> TASK STATEMENT
Extract word for word the lines of the listing from its start to the line holding "group_text_pos = [(1.06, -0.262), (4.01, -0.245)]", both ends kept; pictures are not part of the copy.

-.-.-

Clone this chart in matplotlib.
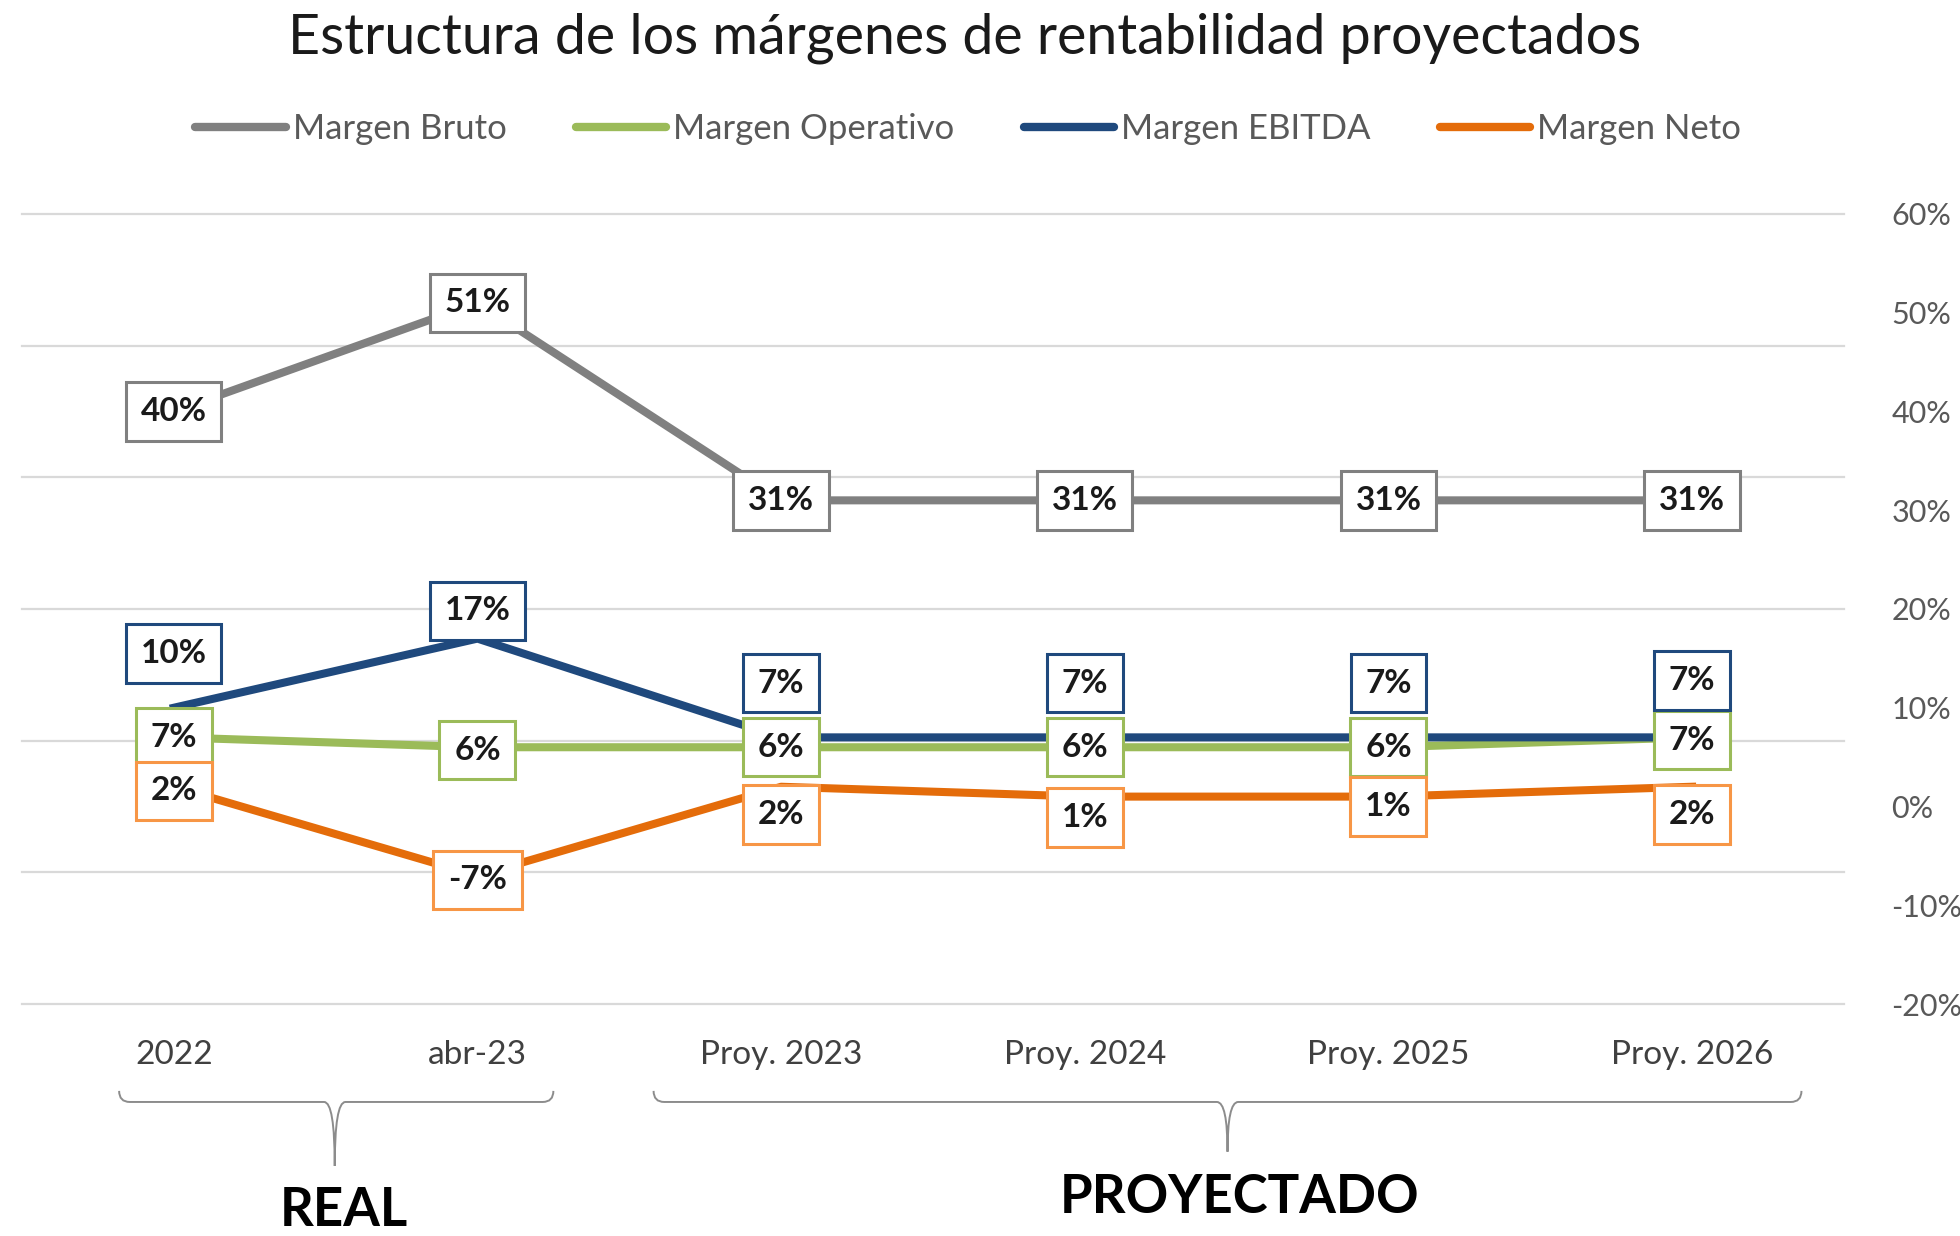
import numpy as np
import matplotlib.pyplot as plt
from matplotlib.path import Path
from matplotlib.patches import PathPatch
from matplotlib.lines import Line2D

categories = ['2022', 'abr-23', 'Proy. 2023', 'Proy. 2024', 'Proy. 2025', 'Proy. 2026']
margen_bruto = [40, 51, 31, 31, 31, 31]
margen_operativo = [7, 6, 6, 6, 6, 7]
margen_ebitda = [10, 17, 7, 7, 7, 7]
margen_neto = [2, -7, 2, 1, 1, 2]
y_ticks = [60, 50, 40, 30, 20, 10, 0, -10, -20]
group_names = ['REAL', 'PROYECTADO']

# label offsets (points) and bracket geometry - styling only
bruto_dy = [0, 0, 0, 0, 0, 0]
operativo_dy = [0, -2, 0, 0, 0, -2]
ebitda_dy = [39, 20, 39, 39, 39, 41]
neto_dy = [-3, -3, -20, -15, -7, -20]
brace_spans = [(0.32, 1.75, 1.03, -0.205), (2.08, 5.86, 3.97, -0.187)]
group_text_pos = [(1.06, -0.262), (4.01, -0.245)]

plt.rcParams['font.family'] = ['Lato', 'DejaVu Sans']

fig = plt.figure(figsize=(19.6, 12.36), dpi=100)
ax = fig.add_axes([0.0112, 0.1877, 0.9296, 0.6392])

x = np.arange(len(categories)) + 0.5
series = [
    ('Margen Bruto', margen_bruto, '#808080', '#808080', bruto_dy),
    ('Margen Operativo', margen_operativo, '#9BBB59', '#9BBB59', operativo_dy),
    ('Margen EBITDA', margen_ebitda, '#1F497D', '#1F497D', ebitda_dy),
    ('Margen Neto', margen_neto, '#E46C0A', '#F79646', neto_dy),
]

# gridlines (7 evenly spaced, independent of the labelled ticks)
for g in np.linspace(-20, 60, 7):
    ax.axhline(g, color='#d9d9d9', lw=1.6, zorder=1, clip_on=False)

handles = []
for i, (name, vals, col, edge, dys) in enumerate(series):
    ax.plot(x, vals, color=col, lw=5.8, solid_joinstyle='round', zorder=3 + i)
    handles.append(Line2D([], [], color=col, lw=6, solid_capstyle='round', label=name))
    for xi, v, dy in zip(x, vals, dys):
        ax.annotate(f'{v}%', (xi, v), xytext=(0, dy), textcoords='offset points',
                    ha='center', va='center', fontsize=24, fontweight='bold', color='#1a1a1a',
                    bbox=dict(boxstyle='square,pad=0.44', fc='white', ec=edge, lw=2.2),
                    zorder=10)

ax.set_xlim(0, len(categories))
ax.set_ylim(-20, 60)
ax.set_xticks(x)
ax.set_xticklabels(categories, fontsize=24, color='#404040')
ax.yaxis.tick_right()
ax.set_yticks(y_ticks)
ax.set_yticklabels([f'{t}%' for t in y_ticks], fontsize=22, color='#595959', ha='left')
ax.tick_params(axis='both', which='both', length=0)
ax.tick_params(axis='x', pad=26)
ax.tick_params(axis='y', pad=34)
ax.grid(False)
for s in ax.spines.values():
    s.set_visible(False)

# curly brackets under the axis
tr = ax.get_xaxis_transform()
y_top, y_mid = -0.110, -0.124
w = 0.035
for (x0, x1, xt, y_tip), name, (tx, ty) in zip(brace_spans, group_names, group_text_pos):
    verts = [(x0, y_top), (x0, y_mid), (x0 + w, y_mid), (xt - w, y_mid),
             (xt, y_mid), (xt, y_tip), (xt, y_mid), (xt + w, y_mid),
             (x1 - w, y_mid), (x1, y_mid), (x1, y_top)]
    codes = [Path.MOVETO, Path.CURVE3, Path.CURVE3, Path.LINETO,
             Path.CURVE3, Path.CURVE3, Path.CURVE3, Path.CURVE3,
             Path.LINETO, Path.CURVE3, Path.CURVE3]
    ax.add_patch(PathPatch(Path(verts, codes), fc='none', ec='#8c8c8c', lw=1.4,
                           transform=tr, clip_on=False))
    ax.text(tx, ty, name, transform=tr, ha='center', va='center',
            fontsize=38, fontweight='bold', color='black')

fig.text(0.492, 0.969, 'Estructura de los márgenes de rentabilidad proyectados',
         ha='center', va='center', fontsize=40, color='#1a1a1a')
fig.legend(handles=handles, loc='center', bbox_to_anchor=(0.494, 0.8956), ncol=4,
           frameon=False, fontsize=25, handlelength=2.6, handletextpad=0.2,
           columnspacing=2.0, labelcolor='#595959')

fig.savefig('out.png', dpi=100)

-.-.-

> ANSWER TO THIS TASK
Clone this chart in matplotlib.
import numpy as np
import matplotlib.pyplot as plt
from matplotlib.path import Path
from matplotlib.patches import PathPatch
from matplotlib.lines import Line2D

categories = ['2022', 'abr-23', 'Proy. 2023', 'Proy. 2024', 'Proy. 2025', 'Proy. 2026']
margen_bruto = [40, 51, 31, 31, 31, 31]
margen_operativo = [7, 6, 6, 6, 6, 7]
margen_ebitda = [10, 17, 7, 7, 7, 7]
margen_neto = [2, -7, 2, 1, 1, 2]
y_ticks = [60, 50, 40, 30, 20, 10, 0, -10, -20]
group_names = ['REAL', 'PROYECTADO']

# label offsets (points) and bracket geometry - styling only
bruto_dy = [0, 0, 0, 0, 0, 0]
operativo_dy = [0, -2, 0, 0, 0, -2]
ebitda_dy = [39, 20, 39, 39, 39, 41]
neto_dy = [-3, -3, -20, -15, -7, -20]
brace_spans = [(0.32, 1.75, 1.03, -0.205), (2.08, 5.86, 3.97, -0.187)]
group_text_pos = [(1.06, -0.262), (4.01, -0.245)]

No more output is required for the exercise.